Gelişen teknoloji ile birlikte SSD’lerin yükselişi karşısında hard disklerin yerini kaybetmeye başladığı düşünülüyor. Ancak Toshiba HDD İş Geliştirme Kıdemli Müdürü Rainer Kaese, sabit disklerin hala önemli bir rol oynayacağını savunuyor. Kaese, sabit sürücülerin uzun vadede SSD’lerden daha ekonomik olmaya devam edeceğini ve veri merkezi mühendislerinin daha güçlü sürücüler geliştireceğini açıkladı.
Kaese, sabit disklerin en büyük avantajının kapasite başına maliyet açısından SSD’lere karşı yedi katlık bir avantaj olduğunu belirtiyor. Bu ekonomik avantaj, HDD’leri gelecekte de önemli kılacak. Kaese, HDD’lerin 40 ila 50 terabayta kadar kapasiteye ulaşabileceğini ve hatta 100 terabayta kadar çıkabileceğini ifade ediyor.
“HDD’ler, flash depolamayla karşılaştırılabilir maliyetlere yaklaşmadan 40 hatta 50 terabayta ulaşabilir. HDD’ler 100 terabayt kapasiteye ulaşsa bile, veri odaklı toplumumuz bunu çok kısa sürede dolduracaktır,” diyor Kaese.
Kaese ayrıca, HDD’lerin enerji tüketimi konusunda da avantajlı olduğunu belirtiyor. “Hava dolu sürücülerin dönmesi için yaklaşık 10 watt gerekirken, helyum dolu sürücülerin dönmesi için 7-8 watt gerekir. Veri merkezi mühendisleri HDD’yi, boşta veya düşük güç modları aracılığıyla, gücü daha optimize edilmiş bir şekilde nasıl kullanacaklarını araştırıyorlar.”
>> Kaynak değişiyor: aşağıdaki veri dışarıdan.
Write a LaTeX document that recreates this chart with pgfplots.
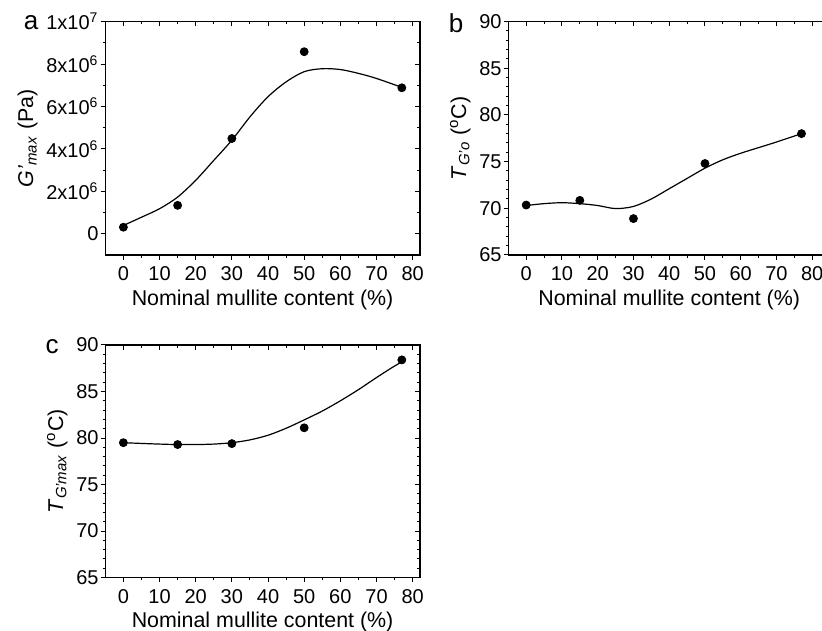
\documentclass[border=0pt]{standalone}
\usepackage{pgfplots}
\pgfplotsset{compat=1.18}
\usepackage{fontspec}
\setmainfont{Liberation Sans}
\begin{document}
\begin{tikzpicture}[x=1pt,y=1pt]
\useasboundingbox (0,0) rectangle (411,315);
\clip (0,0) rectangle (411,315);
\pgfplotsset{
  base/.style={scale only axis, anchor=south west, clip=false,
    axis line style={black, line width=0.6pt},
    tick style={black, line width=0.5pt},
    major tick length=2.4pt, minor tick length=1.4pt,
    tick align=outside, xtick pos=bottom, ytick pos=left,
    xmin=-5, xtick={0,10,...,80}, minor x tick num=1,
    ticklabel style={font=\fontsize{10}{11}\selectfont, black},
    yticklabel style={inner xsep=0.8pt},
    label style={font=\fontsize{10.7}{12}\selectfont, black},
    xlabel style={yshift=2.6pt},
    /pgf/number format/assume math mode=true,
    xlabel={Nominal mullite content (\%)},
    scaled y ticks=false},
  mirror/.style={scale only axis, anchor=south west,
    axis line style={black, line width=0.6pt},
    tick style={black, line width=0.5pt},
    major tick length=2.4pt, minor tick length=1.4pt,
    tick align=inside, xtick pos=top, ytick pos=right,
    xmin=-5, xtick={0,10,...,80}, minor x tick num=1,
    scaled y ticks=false, scaled x ticks=false,
    xticklabels={}, yticklabels={}},
  pts/.style={only marks, mark=*, mark size=2pt, black},
  fit/.style={black, line width=0.6pt, smooth, no marks}
}
% ---------- panel a
\begin{axis}[base, at={(52.65pt,187.5pt)}, width=157.3pt, height=116.7pt,
  xmax=82, ymin=-1000000, ymax=10000000,
  ytick={0,2000000,4000000,6000000,8000000,10000000},
  minor y tick num=1,
  yticklabels={0,2x10\textsuperscript{6},4x10\textsuperscript{6},6x10\textsuperscript{6},8x10\textsuperscript{6},1x10\textsuperscript{7}},
  ylabel={\textit{G'}\textsubscript{\textit{max}} (Pa)}]
\addplot[fit] coordinates {(0,390000) (5,780000) (10,1180000) (15,1730000) (20,2520000) (25,3460000) (30,4410000) (35,5510000) (40,6460000) (45,7160000) (50,7640000) (55,7780000) (60,7740000) (65,7560000) (70,7320000) (77,6900000)};
\addplot[pts] coordinates {(0,310000) (15,1340000) (30,4490000) (50,8580000) (77,6880000)};
\end{axis}
\begin{axis}[mirror, at={(52.65pt,187.5pt)}, width=157.3pt, height=116.7pt,
  xmax=82, ymin=-1000000, ymax=10000000,
  ytick={0,2000000,4000000,6000000,8000000,10000000}, minor y tick num=1]
\end{axis}
% ---------- panel b
\begin{axis}[base, at={(254.15pt,187.5pt)}, width=160.9pt, height=116.7pt,
  xmax=85, ymin=65, ymax=90, ytick={65,70,...,90}, minor y tick num=4,
  ylabel={\textit{T}\textsubscript{\textit{G'o}} (\textsuperscript{o}C)}]
\addplot[fit] coordinates {(0,70.3) (5,70.5) (10,70.6) (15,70.5) (20,70.3) (25,69.97) (30,70.2) (35,71.0) (40,72.1) (45,73.2) (50,74.3) (55,75.2) (60,75.9) (65,76.5) (70,77.1) (77,78.0)};
\addplot[pts] coordinates {(0,70.35) (15,70.85) (30,68.9) (50,74.8) (77,78.0)};
\end{axis}
\begin{axis}[mirror, at={(254.15pt,187.5pt)}, width=160.9pt, height=116.7pt,
  xmax=85, ymin=65, ymax=90, ytick={65,70,...,90}, minor y tick num=4]
\end{axis}
% ---------- panel c
\begin{axis}[base, at={(52.65pt,26.2pt)}, width=157.3pt, height=116.3pt,
  xmax=82, ymin=65, ymax=90, ytick={65,70,...,90}, minor y tick num=4,
  ylabel={\textit{T}\textsubscript{\textit{G'max}} (\textsuperscript{o}C)}]
\addplot[fit] coordinates {(0,79.5) (5,79.42) (10,79.35) (15,79.3) (20,79.3) (25,79.35) (30,79.5) (35,79.8) (40,80.3) (45,81.05) (50,81.95) (55,82.9) (60,84.0) (65,85.2) (70,86.5) (74,87.5) (77,88.2)};
\addplot[pts] coordinates {(0,79.5) (15,79.3) (30,79.4) (50,81.1) (77,88.4)};
\end{axis}
\begin{axis}[mirror, at={(52.65pt,26.2pt)}, width=157.3pt, height=116.3pt,
  xmax=82, ymin=65, ymax=90, ytick={65,70,...,90}, minor y tick num=4]
\end{axis}
% panel letters
\node[font=\fontsize{13}{14}\selectfont] at (15.5,303.5) {a};
\node[font=\fontsize{13}{14}\selectfont] at (228,303.5) {b};
\node[font=\fontsize{13}{14}\selectfont] at (26,141.5) {c};
\end{tikzpicture}
\end{document}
Kaese’nin değerlendirmeleri, Pure Storage’dan Shawn Rosemarin’in sabit disklerin 2028 gibi bir tarihte ortadan kalkacağı öngörüsüyle çelişiyor. Rosemarin, öngörülerini özellikle güç tüketimi üzerine kurmuş ve artan elektrik maliyetlerinin bu değişimde kritik bir rol oynayacağını savunuyor.
Her iki görüşün de haklılık payı olduğu bir dönemde, sabit disklerin geri dönüşüm ve yeniden kullanım konularında döngüsel ekonominin önemli bir parçası olmaya devam edeceği öngörülüyor. Kaese, “Bulut için veri merkezlerine hard disk dağıtımının ilk dalgası altı veya yedi yıl önce gerçekleşti. Bu bileşenler artık yaşam döngülerinin sonuna geliyor ve hizmet dışı bırakılıyor. HDD’lerin geri dönüşüm ve yeniden kullanım gibi hizmetlere dayalı döngüsel ekonominin ayrılmaz bir parçası olmasını bekliyoruz,” diyor.